Disput um Zeitpunkt der Reise von Kommissionsvertretern nach Ankara.
Brüssel. Im Team Juncker hat Frans Timmermans sozusagen die Aufgabe des Spielmachers: Der polyglotte ehemalige Außenminister der Niederlande ist als erster Vizepräsident der EU-Kommission die rechte Hand von Jean-Claude Juncker und wird von ihm gern mit besonders delikaten Aufgaben betraut. Insofern war es nicht verwunderlich, dass der Kommissionschef seinen Vize beauftragte, vergangene Woche nach Ankara zu reisen, um mit der türkischen Regierung über eine Lösung der Flüchtlingskrise zu verhandeln. Doch wie mehrere Quellen der „Presse“ bestätigten, ging die Entscheidung über Timmermans' türkische Mission bei der Sitzung des Kollegiums der EU-Kommissare am 6. Oktober alles andere als reibungslos über die Bühne: Demnach hatte es während der Zusammenkunft ernsthafte Differenzen zwischen Juncker und dem für Erweiterung und Nachbarschaftspolitik zuständigen Johannes Hahn gegeben. Der österreichische Kommissar habe Bedenken geäußert, ob die Reise eines EU-Vertreters im Vorfeld der heiklen türkischen Parlamentswahl am 1. November das richtige Signal an die Regierung in Ankara sei, hat ein mit dem Verlauf der Sitzung vertrauter Insider gesagt. Woraufhin Juncker die Angelegenheit zur Chefsache erklärt und an Timmermans delegiert habe.
„Nur ein Nebendarsteller“
Im Brüsseler Kabinett von Hahn sieht man die Angelegenheit naturgemäß anders: „Aufgrund seines Portfolios spielt der Kommissar in den Gesprächen mit der Türkei eine zentrale Rolle“, hieß es gestern. Dieser Darstellung widerspricht gegenüber der „Presse“ eine Person aus Junckers innerstem Zirkel: „Das Sagen hat jetzt Timmermans, Hahn ist nur ein Nebendarsteller.“ Die Aussage muss allerdings insofern relativiert werden, als die Bildung von Arbeitsgruppen zum neuen Modus Operandi der Brüsseler Behörde gehört – neben Timmermans und Hahn sind auch der für Migrationsfragen zuständige Kommissar, Dimitris Avramopoulos, Außenbeauftragte Federica Mogherini sowie Christos Stylianides, Kommissar für humanitäre Hilfe, mit an Bord. Dass der erste Vizepräsident der EU-Kommission kraft seines Amts an der Spitze des Teams steht, ist naheliegend.

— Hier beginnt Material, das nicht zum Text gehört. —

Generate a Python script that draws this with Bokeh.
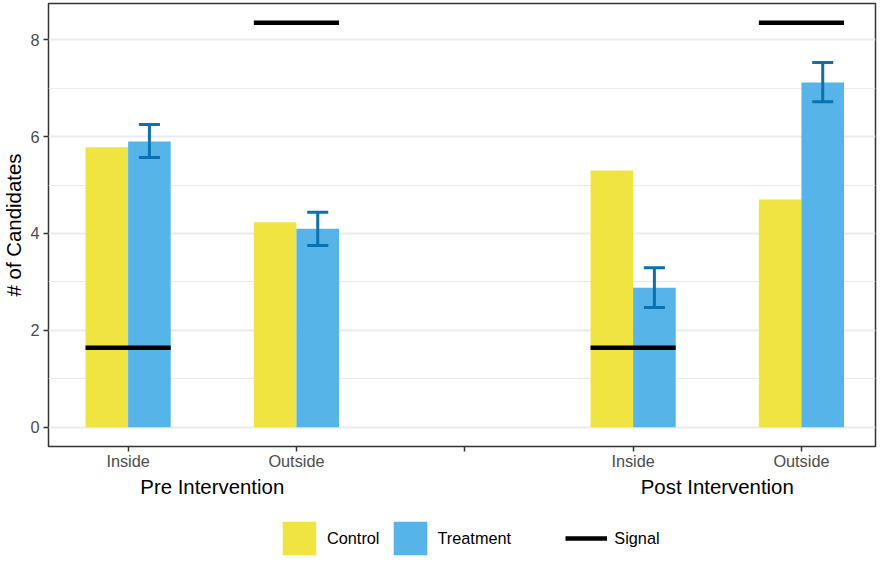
from bokeh.plotting import figure
from bokeh.layouts import column
from bokeh.models import (Range1d, FixedTicker, LinearAxis, Legend, LegendItem,
                          ColumnDataSource)
from bokeh.embed import file_html
from bokeh.resources import INLINE

# ---- data ----
groups = ["Pre Intervention", "Post Intervention"]
locations = ["Inside", "Outside"]
control = [5.78, 4.23, 5.30, 4.70]
treatment = [5.90, 4.10, 2.88, 7.12]
treat_lo = [5.57, 3.75, 2.47, 6.72]
treat_hi = [6.25, 4.44, 3.29, 7.53]
signal = [1.64, 8.35, 1.64, 8.35]
legend_labels = ["Control", "Treatment", "Signal"]

# category positions: groups separated by an empty slot
pos = []
for gi, g in enumerate(groups):
    for li, l in enumerate(locations):
        pos.append(1 + gi * (len(locations) + 1) + li)
group_centers = [sum(pos[gi*2:gi*2+2]) / 2 for gi in range(len(groups))]

BW = 0.253
CTRL = "#F0E442"
TREAT = "#56B4E9"
ERR = "#0A72B0"
FONT = "Liberation Sans"

p = figure(width=877, height=500, output_backend="svg", toolbar_location=None,
           x_range=Range1d(0.527, 5.44), y_range=Range1d(-0.40, 8.75),
           min_border_top=3, min_border_right=2, min_border_bottom=54,
           min_border_left=0, x_axis_type=None)
p.background_fill_color = "white"
p.border_fill_color = "white"
p.outline_line_color = "#333333"
p.outline_line_width = 1.5

src = ColumnDataSource(dict(
    x=pos,
    xc=[x - BW / 2 for x in pos],
    xt=[x + BW / 2 for x in pos],
    x0=[x - BW for x in pos],
    x1=[x + BW for x in pos],
    control=control, treatment=treatment,
    lo=treat_lo, hi=treat_hi,
    cl=[x + BW / 2 - 0.0625 for x in pos],
    cr=[x + BW / 2 + 0.0625 for x in pos],
    signal=signal,
))

bar_c = dict(x="xc", top="control", bottom=0, width=BW, source=src,
             fill_color=CTRL, line_color=None)
bar_t = dict(x="xt", top="treatment", bottom=0, width=BW, source=src,
             fill_color=TREAT, line_color=None)
sig = dict(x0="x0", y0="signal", x1="x1", y1="signal", source=src,
           line_color="black", line_width=4.5, line_cap="butt")

p.vbar(**bar_c)
p.vbar(**bar_t)
p.segment(x0="xt", y0="lo", x1="xt", y1="hi", source=src, line_color=ERR, line_width=3)
p.segment(x0="cl", y0="lo", x1="cr", y1="lo", source=src, line_color=ERR, line_width=3)
p.segment(x0="cl", y0="hi", x1="cr", y1="hi", source=src, line_color=ERR, line_width=3)
p.segment(**sig)

# ---- axes ----
xticks = list(range(1, max(pos) + 1))
labels = {}
for x in xticks:
    labels[x] = ""
for i, x in enumerate(pos):
    labels[x] = locations[i % len(locations)]

ax = LinearAxis(ticker=FixedTicker(ticks=xticks),
                major_label_overrides=labels)
ax.axis_line_color = None
ax.major_tick_line_color = "#333333"
ax.major_tick_line_width = 1.5
ax.major_tick_out = 5
ax.major_tick_in = 0
ax.minor_tick_line_color = None
ax.major_label_standoff = 0
ax.major_label_text_font = FONT
ax.major_label_text_font_size = "16.3px"
ax.major_label_text_color = "#4D4D4D"
p.add_layout(ax, "below")

gax = LinearAxis(ticker=FixedTicker(ticks=group_centers),
                 major_label_overrides={c: g for c, g in zip(group_centers, groups)})
gax.axis_line_color = None
gax.major_tick_line_color = None
gax.major_tick_out = 0
gax.major_tick_in = 0
gax.minor_tick_line_color = None
gax.major_label_standoff = 3
gax.major_label_text_font = FONT
gax.major_label_text_font_size = "20.4px"
gax.major_label_text_color = "black"
p.add_layout(gax, "below")

yax = p.yaxis[0]
yax.ticker = FixedTicker(ticks=[0, 2, 4, 6, 8], minor_ticks=[1, 3, 5, 7])
yax.axis_line_color = None
yax.major_tick_line_color = "#333333"
yax.major_tick_line_width = 1.5
yax.major_tick_out = 5
yax.major_tick_in = 0
yax.minor_tick_line_color = None
yax.major_label_standoff = 4
yax.major_label_text_font = FONT
yax.major_label_text_font_size = "16.3px"
yax.major_label_text_color = "#4D4D4D"
yax.axis_label = "# of Candidates"
yax.axis_label_text_font = FONT
yax.axis_label_text_font_size = "20.4px"
yax.axis_label_text_font_style = "normal"
yax.axis_label_text_color = "black"
yax.axis_label_standoff = 2

# ---- grid ----
p.xgrid.ticker = FixedTicker(ticks=xticks, minor_ticks=[x + 0.5 for x in xticks[:-1]])
p.xgrid.grid_line_color = "#EBEBEB"
p.xgrid.grid_line_width = 2
p.xgrid.minor_grid_line_color = "#EBEBEB"
p.xgrid.minor_grid_line_width = 1.2
p.ygrid.ticker = FixedTicker(ticks=[0, 2, 4, 6, 8], minor_ticks=[1, 3, 5, 7])
p.ygrid.grid_line_color = "#EBEBEB"
p.ygrid.grid_line_width = 2
p.ygrid.minor_grid_line_color = "#EBEBEB"
p.ygrid.minor_grid_line_width = 1.2

# ---- legend strip (separate figure, no axes; its ranges keep the marks out of view) ----
lf = figure(width=877, height=59, output_backend="svg", toolbar_location=None,
            x_range=Range1d(100, 101), y_range=Range1d(100, 101),
            x_axis_type=None, y_axis_type=None, min_border=0)
lf.outline_line_color = None
lf.background_fill_color = "white"
lf.border_fill_color = "white"
lf.grid.visible = False
lr_c = lf.vbar(**bar_c)
lr_t = lf.vbar(**bar_t)
lr_s = lf.segment(**sig)

NBSP = "\u00a0"
legend = Legend(items=[LegendItem(label=legend_labels[0], renderers=[lr_c]),
                       LegendItem(label=legend_labels[1] + NBSP * 10, renderers=[lr_t]),
                       LegendItem(label=legend_labels[2], renderers=[lr_s])],
                location=(230, 0), orientation="horizontal",
                glyph_width=42, glyph_height=42, label_standoff=7,
                spacing=9, padding=0, margin=0, border_line_color=None,
                background_fill_alpha=0, label_text_font=FONT,
                label_text_font_size="16.3px", label_text_color="black")
lf.add_layout(legend, "center")

open("out.html", "w").write(file_html(column(p, lf, spacing=0), INLINE))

Der Disput im Kollegium (hinter vorgehaltener Hand wird davon berichtet, dass auch der deutsche Digital-Kommissar, Günther Oettinger, Zweifel geäußert hat) spiegelt die gesamteuropäische Stimmungslage wider – denn die jüngsten europäischen Kooperationsangebote in Richtung Ankara werden nicht überall goutiert. Auch innerhalb der österreichischen Regierung gibt es diesbezüglich unterschiedliche Auffassungen: Während Außenminister Sebastian Kurz (ÖVP) davor warnt, die Sicherung der EU-Außengrenze der Türkei zu überlassen (siehe Seite 3), hält man es im Umfeld von Bundeskanzler Werner Faymann (SPÖ) für „wichtig und richtig“, jetzt mit Ankara zu verhandeln – vorausgesetzt, die heikle Frage der Menschenrechte in der Türkei werde dabei nicht unter den Tisch gekehrt.
Der Türkei-Aktionsplan der EU-Kommission, der von den Staats- und Regierungschefs der EU vergangene Woche gutgeheißen wurde, sieht unter anderem die finanzielle Unterstützung der Türkei (kolportiert wurde zuletzt ein Betrag von zwei bis drei Mrd. Euro) bei der Versorgung der syrischen Flüchtlinge im Land sowie ein mögliches Vorziehen der Visabefreiung für türkische Staatsbürger auf das kommende Jahr vor. Deutschlands Bundeskanzlerin, Angela Merkel, stellte zudem die Eröffnung von mehreren Kapiteln bei den seit Jahren stockenden EU-Beitrittsverhandlungen in Aussicht. Im Gegenzug soll Ankara dafür sorgen, dass nicht so viele Flüchtlinge aus Syrien nach Europa kommen.